Things got a little murky at this point. We were preparing to leave, but after another one of her visits to the people in the hallway, Ms. Sanderson suddenly asked to take a poll of those board members who would be attending the May 18 meeting. Two of the eight said that they couldn’t attend. Ms. Aroner had resumed her seat a few rows behind us, and I could hear her mutter “oh no, he needs to be there.” The shuttle diplomacy between staff and the people in the hallway continued. Mr. Fong approached us to say that PSC would in fact be heard after the Berkeley Bowl discussion had ended. We protested that it was now 1:30 a.m. and the board had already voted to reschedule the hearing to May 18. Our protests were in vain. Next thing we know the board decides to hear PSC next. We didn’t hear a formal motion or vote, but the decision was made. Dion Aroner and PSC would have their decision that night (er.. morning).

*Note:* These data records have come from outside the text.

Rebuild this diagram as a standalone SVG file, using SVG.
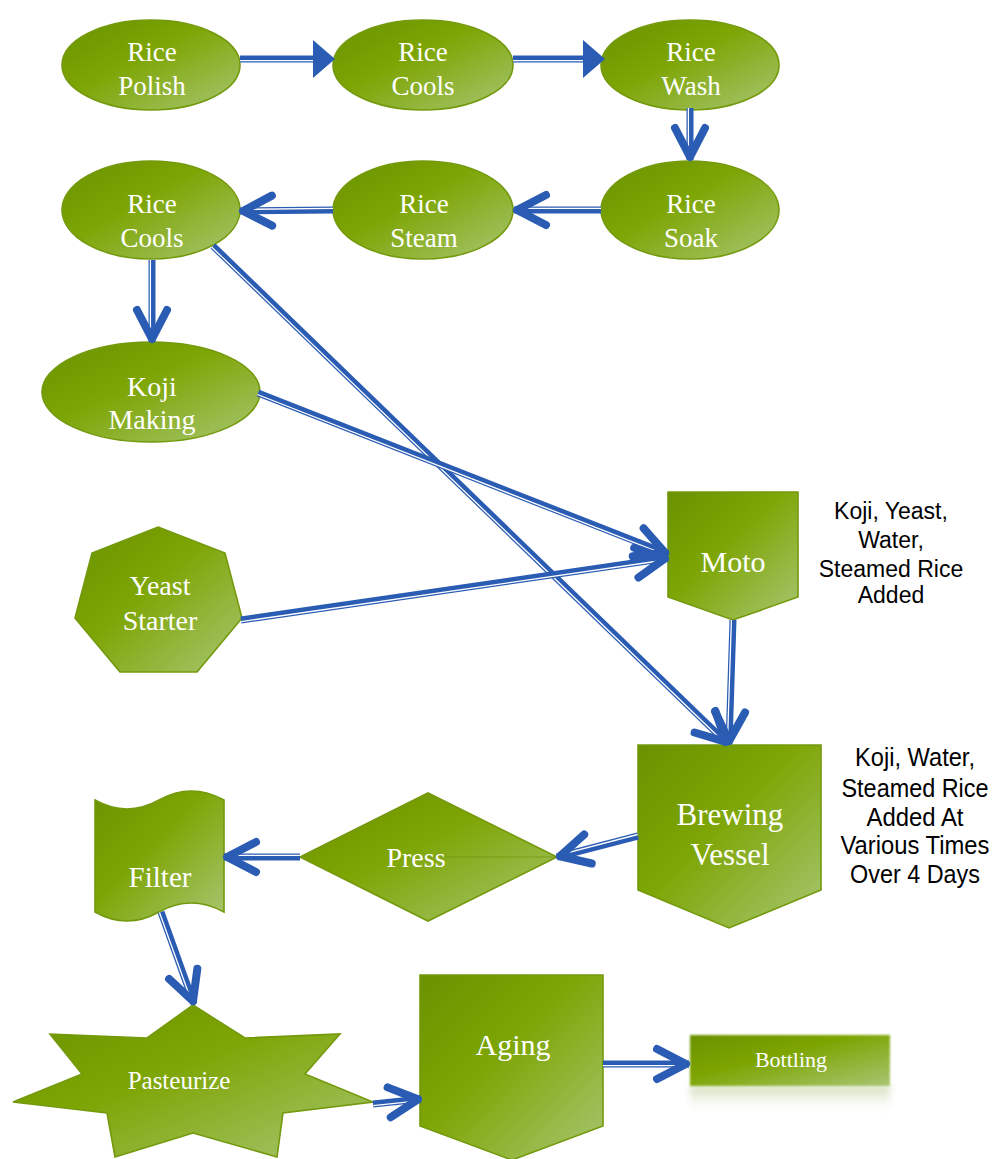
<svg xmlns="http://www.w3.org/2000/svg" xmlns:xlink="http://www.w3.org/1999/xlink" width="1003" height="1159" viewBox="0 0 1003 1159">
<style>
.shape{fill:url(#g);stroke:#74990c;stroke-width:1.6}
.lbl{font-family:"Liberation Serif","Times New Roman",serif;fill:#fff;text-anchor:middle}
.note{font-family:"Liberation Sans",Arial,sans-serif;fill:#000;text-anchor:middle}
.c{fill:none;stroke:#2b5cb3;stroke-width:7}
.w{fill:none;stroke:#fff;stroke-width:1.3}
.m{fill:none;stroke:none;marker-end:url(#chev)}
.t{fill:none;stroke:none;marker-end:url(#tri)}
</style>
<defs>
<linearGradient id="g" x1="0" y1="0" x2="1" y2="1">
<stop offset="0" stop-color="#6a9200"/>
<stop offset="0.42" stop-color="#7da503"/>
<stop offset="1" stop-color="#a8c673"/>
</linearGradient>
<linearGradient id="refl" x1="0" y1="0" x2="0" y2="1">
<stop offset="0" stop-color="#a9c079" stop-opacity="0.55"/>
<stop offset="1" stop-color="#ffffff" stop-opacity="0"/>
</linearGradient>
<filter id="soft" x="-5%" y="-20%" width="110%" height="140%"><feGaussianBlur stdDeviation="1.2"/></filter>
<filter id="soft2" x="-5%" y="-20%" width="110%" height="140%"><feGaussianBlur stdDeviation="3"/></filter>
<marker id="chev" markerUnits="userSpaceOnUse" orient="auto" markerWidth="60" markerHeight="60" refX="0" refY="0" viewBox="-40 -30 60 60" overflow="visible">
<path d="M-32,-15 L-3,0 L-32,15" fill="none" stroke="#2b5cb3" stroke-width="8" stroke-linecap="round" stroke-linejoin="round"/>
</marker>
<marker id="tri" markerUnits="userSpaceOnUse" orient="auto" markerWidth="60" markerHeight="60" refX="0" refY="0" viewBox="-40 -30 60 60" overflow="visible">
<path d="M10,0 L-12,-19 L-12,19 z" fill="#2b5cb3"/>
</marker>
<path id="p1" d="M240,59 L325,59"/>
<path id="p2" d="M513,59 L595,59"/>
<path id="p3" d="M690,108 L690,160"/>
<path id="p4" d="M601,210 L514,210"/>
<path id="p5" d="M333,210 L240,211"/>
<path id="p6" d="M152,260 L152,342"/>
<path id="p7" d="M213,246 L728,744"/>
<path id="p8" d="M258,393 L668,554"/>
<path id="p9" d="M241,620 L668,558"/>
<path id="p10" d="M733,620 L729,744"/>
<path id="p11" d="M638,836 L557,857"/>
<path id="p12" d="M300,857 L224,857"/>
<path id="p13" d="M161,912 L194,1004"/>
<path id="p14" d="M373,1104 L421,1099"/>
<path id="p15" d="M603,1064 L689,1064"/>
</defs>
<rect width="1003" height="1159" fill="#fff"/>

<g id="n-rice-polish"><ellipse class="shape" cx="151" cy="65" rx="89" ry="45"/><text class="lbl" font-size="27" x="152" y="61">Rice</text><text class="lbl" font-size="27" x="152" y="95">Polish</text></g>
<g id="n-rice-cools-1"><ellipse class="shape" cx="423" cy="65" rx="90" ry="45"/><text class="lbl" font-size="27" x="423" y="61">Rice</text><text class="lbl" font-size="27" x="423" y="95">Cools</text></g>
<g id="n-rice-wash"><ellipse class="shape" cx="690" cy="65" rx="89" ry="45"/><text class="lbl" font-size="27" x="691" y="61">Rice</text><text class="lbl" font-size="27" x="691" y="95">Wash</text></g>
<g id="n-rice-soak"><ellipse class="shape" cx="690" cy="210" rx="89" ry="49"/><text class="lbl" font-size="27" x="691" y="213">Rice</text><text class="lbl" font-size="27" x="691" y="247">Soak</text></g>
<g id="n-rice-steam"><ellipse class="shape" cx="423" cy="210" rx="90" ry="49"/><text class="lbl" font-size="27" x="424" y="213">Rice</text><text class="lbl" font-size="27" x="424" y="247">Steam</text></g>
<g id="n-rice-cools-2"><ellipse class="shape" cx="151" cy="210" rx="89" ry="49"/><text class="lbl" font-size="27" x="152" y="213">Rice</text><text class="lbl" font-size="27" x="152" y="247">Cools</text></g>
<g id="n-koji-making"><ellipse class="shape" cx="151" cy="392" rx="109" ry="50"/><text class="lbl" font-size="28" x="152" y="396">Koji</text><text class="lbl" font-size="28" x="152" y="429">Making</text></g>
<g id="n-yeast-starter"><polygon class="shape" points="158,527 225,553 242,618 197,672 120,672 75,618 92,553"/><text class="lbl" font-size="28" x="160" y="595">Yeast</text><text class="lbl" font-size="28" x="160" y="630">Starter</text></g>
<g id="n-moto"><polygon class="shape" points="668,492 798,492 798,597 733,620 668,597"/><text class="lbl" font-size="30" x="733" y="572">Moto</text></g>
<g id="note-moto"><text class="note" font-size="23" x="891" y="519">Koji, Yeast,</text><text class="note" font-size="23" x="891" y="548">Water,</text><text class="note" font-size="23" x="891" y="577">Steamed Rice</text><text class="note" font-size="23" x="891" y="603">Added</text></g>
<g id="n-brewing-vessel"><polygon class="shape" points="638,745 821,745 821,890 729,928 638,890"/><text class="lbl" font-size="31" x="730" y="825">Brewing</text><text class="lbl" font-size="31" x="730" y="865">Vessel</text></g>
<g id="note-brewing"><text class="note" font-size="26" x="915" y="766" textLength="120" lengthAdjust="spacingAndGlyphs">Koji, Water,</text><text class="note" font-size="26" x="915" y="797" textLength="147" lengthAdjust="spacingAndGlyphs">Steamed Rice</text><text class="note" font-size="26" x="915" y="826" textLength="97" lengthAdjust="spacingAndGlyphs">Added At</text><text class="note" font-size="26" x="915" y="854" textLength="149" lengthAdjust="spacingAndGlyphs">Various Times</text><text class="note" font-size="26" x="915" y="883" textLength="130" lengthAdjust="spacingAndGlyphs">Over 4 Days</text></g>
<g id="n-press"><polygon class="shape" points="300,857 428,793 557,857 428,921"/><line x1="420" y1="857" x2="556" y2="857" stroke="#6f940a" stroke-width="1.2" opacity="0.7"/><text class="lbl" font-size="28" x="416" y="867">Press</text></g>
<g id="n-filter"><path class="shape" d="M95,800 Q127,818 159,800 T224,800 L224,912 Q191,894 159,912 T95,912 Z"/><text class="lbl" font-size="29" x="160" y="887">Filter</text></g>
<g id="n-pasteurize"><polygon class="shape" points="193,1005 245,1038 340,1034 305,1074 373,1102 283,1113 277,1157 193,1133 115,1157 107,1113 13,1102 82,1074 50,1034 147,1038"/><text class="lbl" font-size="25" x="179" y="1089">Pasteurize</text></g>
<g id="n-aging"><polygon class="shape" points="420,975 603,975 603,1126 512,1160 420,1126"/><text class="lbl" font-size="30" x="513" y="1055">Aging</text></g>
<g id="n-bottling"><rect x="690" y="1086" width="200" height="28" fill="url(#refl)" filter="url(#soft2)"/><rect x="690" y="1035" width="200" height="51" fill="url(#g)" filter="url(#soft)"/><text class="lbl" font-size="22" x="791" y="1067">Bottling</text></g>

<g id="connectors">
<use xlink:href="#p1" class="c"/><path class="w" d="M240,60.6 L318,60.6"/><use xlink:href="#p1" class="t"/>
<use xlink:href="#p2" class="c"/><path class="w" d="M513,60.6 L588,60.6"/><use xlink:href="#p2" class="t"/>
<use xlink:href="#p3" class="c"/><path class="w" d="M688.4,108 L688.4,158"/><use xlink:href="#p3" class="m"/>
<use xlink:href="#p4" class="c"/><path class="w" d="M601,208.4 L516,208.4"/><use xlink:href="#p4" class="m"/>
<use xlink:href="#p5" class="c"/><path class="w" d="M333,208.4 L242,209.4"/><use xlink:href="#p5" class="m"/>
<use xlink:href="#p6" class="c"/><path class="w" d="M150.4,260 L150.4,340"/><use xlink:href="#p6" class="m"/>
<use xlink:href="#p7" class="c"/><path class="w" d="M211.9,247.2 L725.5,743.8"/><use xlink:href="#p7" class="m"/>
<use xlink:href="#p8" class="c"/><path class="w" d="M257.4,394.5 L665.5,554.8"/><use xlink:href="#p8" class="m"/>
<use xlink:href="#p9" class="c"/><path class="w" d="M241.2,621.6 L665.5,560"/><use xlink:href="#p9" class="m"/>
<use xlink:href="#p10" class="c"/><path class="w" d="M731.4,620 L727.5,741"/><use xlink:href="#p10" class="m"/>
<use xlink:href="#p11" class="c"/><path class="w" d="M637.6,834.5 L559.5,854.8"/><use xlink:href="#p11" class="m"/>
<use xlink:href="#p12" class="c"/><path class="w" d="M300,855.4 L227,855.4"/><use xlink:href="#p12" class="m"/>
<use xlink:href="#p13" class="c"/><path class="w" d="M159.5,912.5 L191.7,1002"/><use xlink:href="#p13" class="m"/>
<use xlink:href="#p14" class="c"/><path class="w" d="M373.2,1105.6 L418.5,1100.9"/><use xlink:href="#p14" class="m"/>
<use xlink:href="#p15" class="c"/><path class="w" d="M603,1065.6 L686,1065.6"/><use xlink:href="#p15" class="m"/>
</g>
</svg>
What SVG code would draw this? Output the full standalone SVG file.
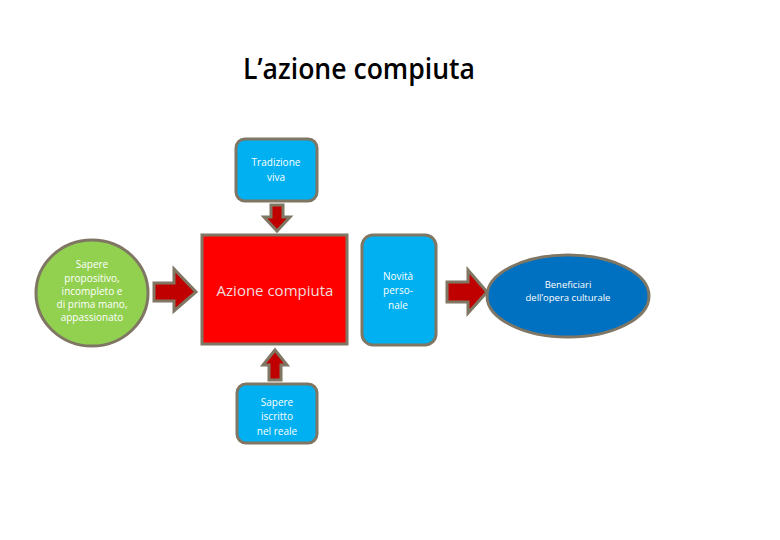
<svg xmlns="http://www.w3.org/2000/svg" width="780" height="540" viewBox="0 0 780 540">
<style>
.t{font-family:"Open Sans","Liberation Sans",sans-serif;text-anchor:middle;fill:#ffffff}
.s{font-size:10px}
.arr{fill:#c00000;stroke:#7f7663;stroke-width:3;stroke-linejoin:miter}
.nd{stroke:#7f7663;stroke-width:3}
</style>
<rect width="780" height="540" fill="#ffffff"/>
<text x="359" y="79" font-family="'Open Sans','Liberation Sans',sans-serif" font-size="28" font-weight="600" fill="#000" text-anchor="middle" textLength="232" lengthAdjust="spacingAndGlyphs">L’azione compiuta</text>
<g id="connectors">
<polygon class="arr" points="271,205 283,205 283,217 290,217 277,231 264,217 271,217"/>
<polygon class="arr" points="154,283 174,283 174,269 196,292 174,311 174,301 154,301"/>
<polygon class="arr" points="269,380 281,380 281,365 287,365 275,350 263,365 269,365"/>
<polygon class="arr" points="447,282 468,282 468,270 487,292 468,313 468,302 447,302"/>
</g>
<g id="tradizione">
<rect class="nd" x="236" y="139" width="81" height="62" rx="9" fill="#00b0f0"/>
<text class="t s" x="276" y="166">Tradizione</text>
<text class="t s" x="276" y="181">viva</text>
</g>
<g id="sapere-propositivo">
<ellipse class="nd" cx="92" cy="293" rx="56" ry="53" fill="#92d050"/>
<text class="t s" x="92" y="268">Sapere</text>
<text class="t s" x="92" y="282">propositivo,</text>
<text class="t s" x="92" y="295">incompleto e</text>
<text class="t s" x="92" y="308">di prima mano,</text>
<text class="t s" x="92" y="321">appassionato</text>
</g>
<g id="azione">
<rect class="nd" x="202" y="235" width="145" height="109" fill="#ff0000"/>
<text class="t" x="275" y="296" font-size="15" style="fill:#f2dcdb">Azione compiuta</text>
</g>
<g id="novita">
<rect class="nd" x="362" y="235" width="74" height="110" rx="11" fill="#00b0f0"/>
<text class="t s" x="398" y="280">Novità</text>
<text class="t s" x="398" y="294">perso-</text>
<text class="t s" x="398" y="309">nale</text>
</g>
<g id="beneficiari">
<ellipse class="nd" cx="568" cy="296" rx="81" ry="41" fill="#0070c0"/>
<text class="t" font-size="9.5" x="568" y="288">Beneficiari</text>
<text class="t" font-size="9.5" x="568" y="301">dell’opera culturale</text>
</g>
<g id="sapere-iscritto">
<rect class="nd" x="237" y="384" width="80" height="59" rx="9" fill="#00b0f0"/>
<text class="t s" x="277" y="406">Sapere</text>
<text class="t s" x="277" y="420">iscritto</text>
<text class="t s" x="277" y="435">nel reale</text>
</g>
</svg>
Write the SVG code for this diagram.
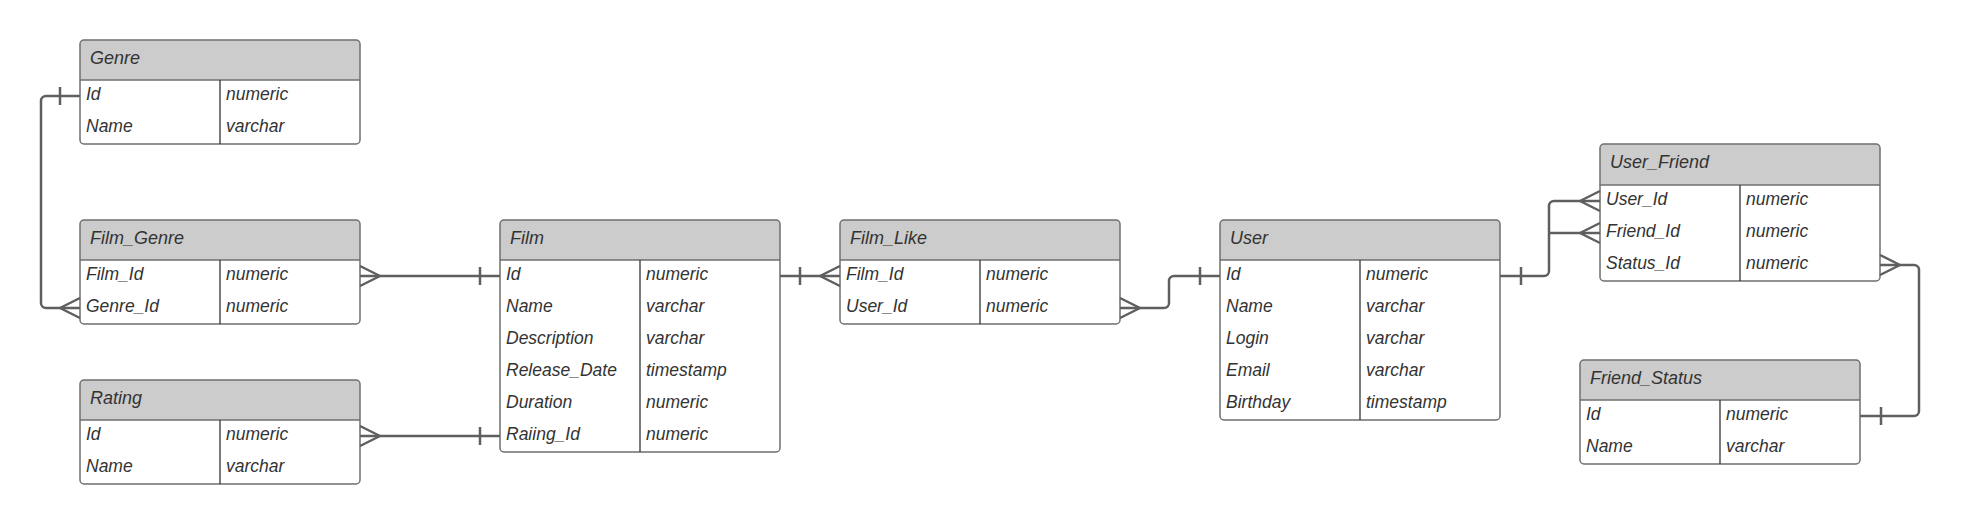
<svg xmlns="http://www.w3.org/2000/svg" width="1961" height="524" viewBox="0 0 1961 524">
<style>
.box{fill:#ffffff;stroke:#6f6f6f;stroke-width:1.5}
.hdr{fill:#cccccc}
.sep{stroke:#6f6f6f;stroke-width:1.5}
.div{stroke:#333333;stroke-width:1.3}
text{font-family:"Liberation Sans",Arial,sans-serif;font-style:italic;fill:#333333}
.t{font-size:18px}
.f{font-size:17.5px}
.c{fill:none;stroke:#5f5f5f;stroke-width:2.5;stroke-linejoin:round}
</style>
<rect width="1961" height="524" fill="#ffffff"/>

<g id="Genre">
<path class="hdr" d="M80,80 V44 a4,4 0 0 1 4,-4 H356 a4,4 0 0 1 4,4 V80 Z"/>
<rect class="box" x="80" y="40" width="280" height="104" rx="4" fill="none" style="fill:none"/>
<line class="sep" x1="80" y1="80" x2="360" y2="80"/>
<line class="div" x1="220" y1="80" x2="220" y2="144"/>
<text class="t" x="90" y="64">Genre</text>
<text class="f" x="86" y="100">Id</text><text class="f" x="226" y="100">numeric</text>
<text class="f" x="86" y="132">Name</text><text class="f" x="226" y="132">varchar</text>
</g>

<g id="Film_Genre">
<path class="hdr" d="M80,260 V224 a4,4 0 0 1 4,-4 H356 a4,4 0 0 1 4,4 V260 Z"/>
<rect class="box" x="80" y="220" width="280" height="104" rx="4" style="fill:none"/>
<line class="sep" x1="80" y1="260" x2="360" y2="260"/>
<line class="div" x1="220" y1="260" x2="220" y2="324"/>
<text class="t" x="90" y="244">Film_Genre</text>
<text class="f" x="86" y="280">Film_Id</text><text class="f" x="226" y="280">numeric</text>
<text class="f" x="86" y="312">Genre_Id</text><text class="f" x="226" y="312">numeric</text>
</g>

<g id="Rating">
<path class="hdr" d="M80,420 V384 a4,4 0 0 1 4,-4 H356 a4,4 0 0 1 4,4 V420 Z"/>
<rect class="box" x="80" y="380" width="280" height="104" rx="4" style="fill:none"/>
<line class="sep" x1="80" y1="420" x2="360" y2="420"/>
<line class="div" x1="220" y1="420" x2="220" y2="484"/>
<text class="t" x="90" y="404">Rating</text>
<text class="f" x="86" y="440">Id</text><text class="f" x="226" y="440">numeric</text>
<text class="f" x="86" y="472">Name</text><text class="f" x="226" y="472">varchar</text>
</g>

<g id="Film">
<path class="hdr" d="M500,260 V224 a4,4 0 0 1 4,-4 H776 a4,4 0 0 1 4,4 V260 Z"/>
<rect class="box" x="500" y="220" width="280" height="232" rx="4" style="fill:none"/>
<line class="sep" x1="500" y1="260" x2="780" y2="260"/>
<line class="div" x1="640" y1="260" x2="640" y2="452"/>
<text class="t" x="510" y="244">Film</text>
<text class="f" x="506" y="280">Id</text><text class="f" x="646" y="280">numeric</text>
<text class="f" x="506" y="312">Name</text><text class="f" x="646" y="312">varchar</text>
<text class="f" x="506" y="344">Description</text><text class="f" x="646" y="344">varchar</text>
<text class="f" x="506" y="376">Release_Date</text><text class="f" x="646" y="376">timestamp</text>
<text class="f" x="506" y="408">Duration</text><text class="f" x="646" y="408">numeric</text>
<text class="f" x="506" y="440">Raiing_Id</text><text class="f" x="646" y="440">numeric</text>
</g>

<g id="Film_Like">
<path class="hdr" d="M840,260 V224 a4,4 0 0 1 4,-4 H1116 a4,4 0 0 1 4,4 V260 Z"/>
<rect class="box" x="840" y="220" width="280" height="104" rx="4" style="fill:none"/>
<line class="sep" x1="840" y1="260" x2="1120" y2="260"/>
<line class="div" x1="980" y1="260" x2="980" y2="324"/>
<text class="t" x="850" y="244">Film_Like</text>
<text class="f" x="846" y="280">Film_Id</text><text class="f" x="986" y="280">numeric</text>
<text class="f" x="846" y="312">User_Id</text><text class="f" x="986" y="312">numeric</text>
</g>

<g id="User">
<path class="hdr" d="M1220,260 V224 a4,4 0 0 1 4,-4 H1496 a4,4 0 0 1 4,4 V260 Z"/>
<rect class="box" x="1220" y="220" width="280" height="200" rx="4" style="fill:none"/>
<line class="sep" x1="1220" y1="260" x2="1500" y2="260"/>
<line class="div" x1="1360" y1="260" x2="1360" y2="420"/>
<text class="t" x="1230" y="244">User</text>
<text class="f" x="1226" y="280">Id</text><text class="f" x="1366" y="280">numeric</text>
<text class="f" x="1226" y="312">Name</text><text class="f" x="1366" y="312">varchar</text>
<text class="f" x="1226" y="344">Login</text><text class="f" x="1366" y="344">varchar</text>
<text class="f" x="1226" y="376">Email</text><text class="f" x="1366" y="376">varchar</text>
<text class="f" x="1226" y="408">Birthday</text><text class="f" x="1366" y="408">timestamp</text>
</g>

<g id="User_Friend">
<path class="hdr" d="M1600,185 V148 a4,4 0 0 1 4,-4 H1876 a4,4 0 0 1 4,4 V185 Z"/>
<rect class="box" x="1600" y="144" width="280" height="137" rx="4" style="fill:none"/>
<line class="sep" x1="1600" y1="185" x2="1880" y2="185"/>
<line class="div" x1="1740" y1="185" x2="1740" y2="281"/>
<text class="t" x="1610" y="168">User_Friend</text>
<text class="f" x="1606" y="205">User_Id</text><text class="f" x="1746" y="205">numeric</text>
<text class="f" x="1606" y="237">Friend_Id</text><text class="f" x="1746" y="237">numeric</text>
<text class="f" x="1606" y="269">Status_Id</text><text class="f" x="1746" y="269">numeric</text>
</g>

<g id="Friend_Status">
<path class="hdr" d="M1580,400 V364 a4,4 0 0 1 4,-4 H1856 a4,4 0 0 1 4,4 V400 Z"/>
<rect class="box" x="1580" y="360" width="280" height="104" rx="4" style="fill:none"/>
<line class="sep" x1="1580" y1="400" x2="1860" y2="400"/>
<line class="div" x1="1720" y1="400" x2="1720" y2="464"/>
<text class="t" x="1590" y="384">Friend_Status</text>
<text class="f" x="1586" y="420">Id</text><text class="f" x="1726" y="420">numeric</text>
<text class="f" x="1586" y="452">Name</text><text class="f" x="1726" y="452">varchar</text>
</g>

<g id="connectors">
<!-- Genre -> Film_Genre -->
<path class="c" d="M80,96 H46 a5,5 0 0 0 -5,5 V303 a5,5 0 0 0 5,5 H80"/>
<path class="c" d="M60,87 V105"/>
<path class="c" d="M80,298 L60,308 L80,318"/>
<!-- Film_Genre -> Film -->
<path class="c" d="M360,276 H500"/>
<path class="c" d="M360,266 L380,276 L360,286"/>
<path class="c" d="M480,267 V285"/>
<!-- Rating -> Film -->
<path class="c" d="M360,436 H500"/>
<path class="c" d="M360,426 L380,436 L360,446"/>
<path class="c" d="M480,427 V445"/>
<!-- Film -> Film_Like -->
<path class="c" d="M780,276 H840"/>
<path class="c" d="M800,267 V285"/>
<path class="c" d="M840,266 L820,276 L840,286"/>
<!-- Film_Like -> User -->
<path class="c" d="M1120,308 H1164 a5,5 0 0 0 5,-5 V281 a5,5 0 0 1 5,-5 H1220"/>
<path class="c" d="M1120,298 L1140,308 L1120,318"/>
<path class="c" d="M1200,267 V285"/>
<!-- User -> User_Friend -->
<path class="c" d="M1500,276 H1544 a5,5 0 0 0 5,-5 V206 a5,5 0 0 1 5,-5 H1600"/>
<path class="c" d="M1549,233 H1600"/>
<path class="c" d="M1521,267 V285"/>
<path class="c" d="M1600,191 L1580,201 L1600,211"/>
<path class="c" d="M1600,223 L1580,233 L1600,243"/>
<!-- User_Friend -> Friend_Status -->
<path class="c" d="M1880,265 H1914 a5,5 0 0 1 5,5 V411 a5,5 0 0 1 -5,5 H1860"/>
<path class="c" d="M1880,255 L1900,265 L1880,275"/>
<path class="c" d="M1881,407 V425"/>
</g>
</svg>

And so it went, over our objections, the exhausted ZAB wrapped up some kind of vote or other on Berkeley Bowl and announced they were moving on to PSC.  

It was now past 1:30 a.m. and we all had been there since 7:00 p.m. The ZAB members were tired, we were exhausted and frustrated as now we had serious concerns about whether we would get a fair hearing at this late hour. The hearing began. Each of us was called to speak. We laid out our serious concerns about the project review and the late hour of the hearing. PSC gave a presentation. The ZAB asked a few questions of the Air District staff and PSC. The Air District and PSC refuted our concerns. After assuring us that they would revoke PSC’s use permit if the odor problems persisted (and I have a bridge to sell you…), the ZAB voted unanimously to approve the modification of the use permit.  

It was now about 2:15 a.m. PSC had what it wanted. Aroner, Jewel, and the PSC and Air District managers were happy. AJE had done what they had been hired to do. And the City of Berkeley and its residents were well served by the political process. Or were they?  

After the hearing we learned that Mayor Bates will now take a seat on the Air District Board representing Berkeley and Alameda County. What will this mean to resolving the long-standing issues relating to PSC’s pollution of our air? Considering his long association with Dion Aroner and his (and the city’s) lack of any substantive involvement in resolving the matter, we are very interested in what perspective Mayor Bates will bring to the issue representing Berkeley on the Air District board. City staff and politicians have long maintained that it’s the Air District and not Berkeley that has the real authority in overseeing PSC as a way of excusing the city’s lack of any significant effort on its own. Now Berkeley will have a voice on that board. We know that many people in West Berkeley will be watching to see just how the mayor uses his new position.  


Christopher Kroll, Janice Schroeder and Davis Schroeder are members of the West Berkeley Alliance for Clean Air and Safe Jobs.